Over 50,000 F&B outlets close in first half of 2025

Oct 14th at 07:48
14-10-2025 07:48:49+07:00

Over 50,000 F&B outlets close in first half of 2025

Vietnam's food and beverage (F&B) sector saw over 50,000 outlets close in the first half of 2025, signalling ongoing volatility in the market.

According to the Vietnam F&B Market Report for the first half of 2025, released on October 10 by iPOS.vn in collaboration with Nestlé Vietnam, more than 50,000 food and beverage outlets shuttered, marking the second major shakeout since early 2024. The report highlights the challenging and unpredictable conditions facing the industry.

Vietnam F&B sector faces second major shakeout as 50,000 outlets close in H1 2025

The report estimates total industry revenue at around $16.2 billion in the first six months of this year, only slightly higher than the $16.1 billion recorded in the same period of 2024. This performance is well below expectations, as surveys at the end of last year projected a growth rate of around 10 per cent for 2025.

Once again, the industry failed to deliver, with rising input costs continuing to erode margins. Rental, raw materials, and labour costs all climbed, with pork prices up 12.75 per cent, food up 4.15 per cent, and housing, electricity, water, and fuel up 5.7 per cent. Under these pressures, many outlets limited promotional activities and discounts, stalling overall revenue growth.

At the business level, performance was uneven. While almost 35 per cent of enterprises reported stable revenue and close to one fifth achieved growth above 5 per cent, 18 per cent saw serious declines, up from 14.3 per cent a year earlier. A positive signal, however, is that Vietnamese consumers have not drastically cut back on dining. A mid-year survey found that more than 54 per cent intend to maintain their food and beverage budgets, while 38 per cent plan to reduce spending. This has supported operator confidence, with just under 68 per cent planning expansion in the second half of the year, compared to 32 per cent taking a cautious approach. Still, given current consumption inertia, researchers forecast that growth in the latter half of 2025 will likely peak at around 9.6 per cent compared to the first half.

One of the most striking findings is the scale of closures. By June 30, the country counted just under 300,000 active F&B outlets, down 7.1 per cent from 2024, meaning more than 50,000 outlets had disappeared. The steepest contractions occurred in Hanoi and Ho Chi Minh City, both recording declines of more than 11 per cent. This wave far exceeds that of mid-2024, when about 30,000 outlets closed, equivalent to a 4 per cent reduction.

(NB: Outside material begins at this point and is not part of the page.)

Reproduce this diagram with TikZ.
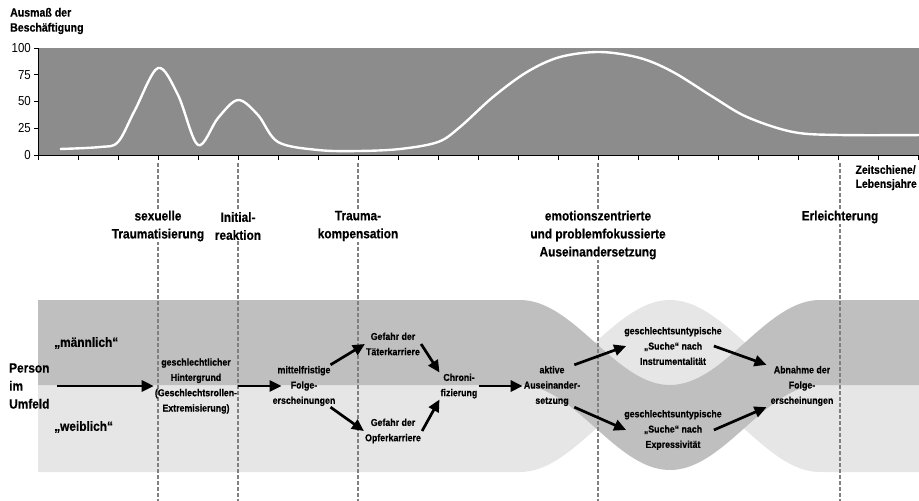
\documentclass[tikz,border=0pt]{standalone}
\usepackage{fontspec}
\setmainfont{Liberation Sans}[FakeStretch=0.88, BoldFeatures={FakeBold=0.4}]
\usetikzlibrary{arrows.meta}

\definecolor{chartgray}{RGB}{140,140,140}
\definecolor{bandmale}{RGB}{191,191,191}
\definecolor{bandfemale}{RGB}{230,230,230}
\definecolor{phaseline}{RGB}{128,128,128}

\tikzset{
  phase/.style={fill=white, inner sep=1pt, align=center, font=\fontsize{13.5}{18}\selectfont\bfseries},
  flow/.style={inner sep=1pt, align=center, font=\fontsize{10}{15.3}\selectfont\bfseries},
  side/.style={inner sep=1pt, anchor=west, align=left, font=\fontsize{13.5}{18}\selectfont\bfseries},
  numlab/.style={inner sep=0pt, anchor=east, font=\fontsize{13}{15}\selectfont},
  arr/.style={line width=2.7pt, -{Triangle[length=12pt,width=11pt]}},
  phasedash/.style={phaseline, line width=1.6pt, dash pattern=on 4pt off 2pt},
  declare function={sw(\x)=(\x<520 || \x>820) ? 0 : (1-cos(1.2*(\x-520)))/2;}
}

\begin{document}
\begin{tikzpicture}[x=1pt, y=-1pt]
    \useasboundingbox (0,0) rectangle (919,501);
    % chart
    \fill[chartgray] (38,48) rectangle (919,155);
    \draw[white, line width=2.4pt, line join=round] plot[smooth, tension=0.55] coordinates {
        (60,149) (100,147) (118,142) (135,110) (158,68) (178,95) (198,145) (218,118)
        (238,100) (258,115) (278,142) (318,150) (358,151) (400,149) (438,142) (460,127)
        (493,97) (527,72) (560,57) (600,52) (640,58) (673,72) (713,97) (747,117)
        (793,132) (840,135) (925,135)};
    \draw[line width=0.8pt] (38,48) -- (38,160);
    \draw[line width=0.8pt] (34,155) -- (919,155);
    \foreach \t in {78,118,...,918} \draw[line width=0.8pt] (\t,155) -- (\t,160);
    \foreach \v in {0,25,50,75,100} {
        \draw[line width=0.8pt] (34,{155-1.07*\v}) -- (38,{155-1.07*\v});
        \node[numlab] (num\v) at (31,{155-1.07*\v}) {\v};
    }
    \node[inner sep=1pt, anchor=west, align=left, font=\fontsize{12}{15}\selectfont\bfseries] (ausmass) at (9,21) {Ausmaß der\\Beschäftigung};
    \node[inner sep=1pt, anchor=north east, align=left, font=\fontsize{11.8}{14}\selectfont\bfseries] (zeit) at (918,164) {Zeitschiene/\\Lebensjahre};

    % bands
    \fill[bandfemale] plot[domain=38:919, samples=221] (\x,{385-85*sw(\x)})
        -- plot[domain=919:38, samples=221] (\x,{472-85*sw(\x)}) -- cycle;
    \fill[bandmale] plot[domain=38:919, samples=221] (\x,{300+85*sw(\x)})
        -- plot[domain=919:38, samples=221] (\x,{385+85*sw(\x)}) -- cycle;

    % phases
    \foreach \p in {158,238,358,598,840} \draw[phasedash] (\p,163) -- (\p,501);
    \node[phase] (sextrauma) at (158,226) {sexuelle\\Traumatisierung};
    \node[phase] (initial) at (238,226) {Initial-\\reaktion};
    \node[phase] (kompens) at (358,226) {Trauma-\\kompensation};
    \node[phase] (bewaelt) at (598,235) {emotionszentrierte\\und problemfokussierte\\Auseinandersetzung};
    \node[phase] (erleicht) at (840,217) {Erleichterung};

    % flow
    \node[side] (person) at (8,386) {Person\\im\\Umfeld};
    \node[side] (maennl) at (53,343) {„männlich“};
    \node[side] (weibl) at (53,427) {„weiblich“};
    \node[flow] (hinter) at (196,386) {geschlechtlicher\\Hintergrund\\(Geschlechtsrollen-\\Extremisierung)};
    \node[flow] (folge) at (304,386) {mittelfristige\\Folge-\\erscheinungen};
    \node[flow] (taeter) at (393,344) {Gefahr der\\Täterkarriere};
    \node[flow] (opfer) at (393,431) {Gefahr der\\Opferkarriere};
    \node[flow] (chron) at (459,386) {Chroni-\\fizierung};
    \node[flow] (aktiv) at (552,386) {aktive\\Auseinander-\\setzung};
    \node[flow] (instr) at (673,346) {geschlechtsuntypische\\„Suche“ nach\\Instrumentalität};
    \node[flow] (expr) at (673,430) {geschlechtsuntypische\\„Suche“ nach\\Expressivität};
    \node[flow] (abnahme) at (802,386) {Abnahme der\\Folge-\\erscheinungen};

    \draw[arr] ([xshift=6pt]person.east) -- (hinter.west);
    \draw[arr] (hinter.east) -- ([xshift=10pt]folge.west);
    \draw[arr] ([xshift=-6pt]folge.north east) -- (taeter.west);
    \draw[arr] ([xshift=-6pt]folge.south east) -- (opfer.west);
    \draw[arr] (taeter.east) -- (chron.north west);
    \draw[arr] (opfer.east) -- (chron.south west);
    \draw[arr] (chron.east) -- (aktiv.west);
    \draw[arr] ([xshift=-7pt]aktiv.north east) -- ([xshift=3pt]instr.west);
    \draw[arr] ([xshift=-7pt]aktiv.south east) -- ([xshift=3pt]expr.west);
    \draw[arr] ([xshift=-9pt]instr.east) -- ([xshift=-3pt]abnahme.north west);
    \draw[arr] ([xshift=-9pt]expr.east) -- ([xshift=-3pt]abnahme.south west);
\end{tikzpicture}
\end{document}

By the end of that year, however, new openings offset the loss, lifting the total to over 323,000 outlets. The latest contraction underscores the 'open fast – close fast – learn fast' phenomenon that has swept through small businesses, with many experimental models lasting only two or three months before shutting down due to limited financial capacity or insufficient market potential.

According to Nguyen Do Anh Quan, brand director of iPOS.vn, "The first half of the year is often a period of natural filtering for the sector, before a new wave of openings and restructuring emerges later on. While smaller outlets have borne the brunt, larger chains have focused on restructuring their portfolios, closing underperforming sites while repositioning in iconic locations and upgrading customer experience."

Another notable trend has been widespread price hikes. Some 45 per cent of businesses increased prices in the first half of 2025, particularly in the mass and mid-tier segments, where adjustments risk customer loss. Among them, almost a third raised prices by less than 5 per cent, just over a tenth by 5–10 per cent, and just over 1 per cent by more than 10 per cent.

Rising input costs were cited as the main driver, with more than 35 per cent pointing to more expensive raw materials, 21 per cent to regulatory changes such as e-invoices and taxation, and 20 per cent to higher labour costs. Rent was also a factor, with almost 14 per cent attributing price increases to rental pressures, while only 3.6 per cent followed pre-set adjustment schedules.

Industry experts stressed that nearly half of operators raising prices in just six months signals a sector-wide trend, not isolated cases. "The F&B sector is entering a stage where pricing power is becoming a measure of adaptability. Companies with strong brands, differentiated products, and loyal customers will find room to increase prices, while those relying heavily on price-sensitive consumers risk losing revenue if they fail to align pricing with strategy," added Quan.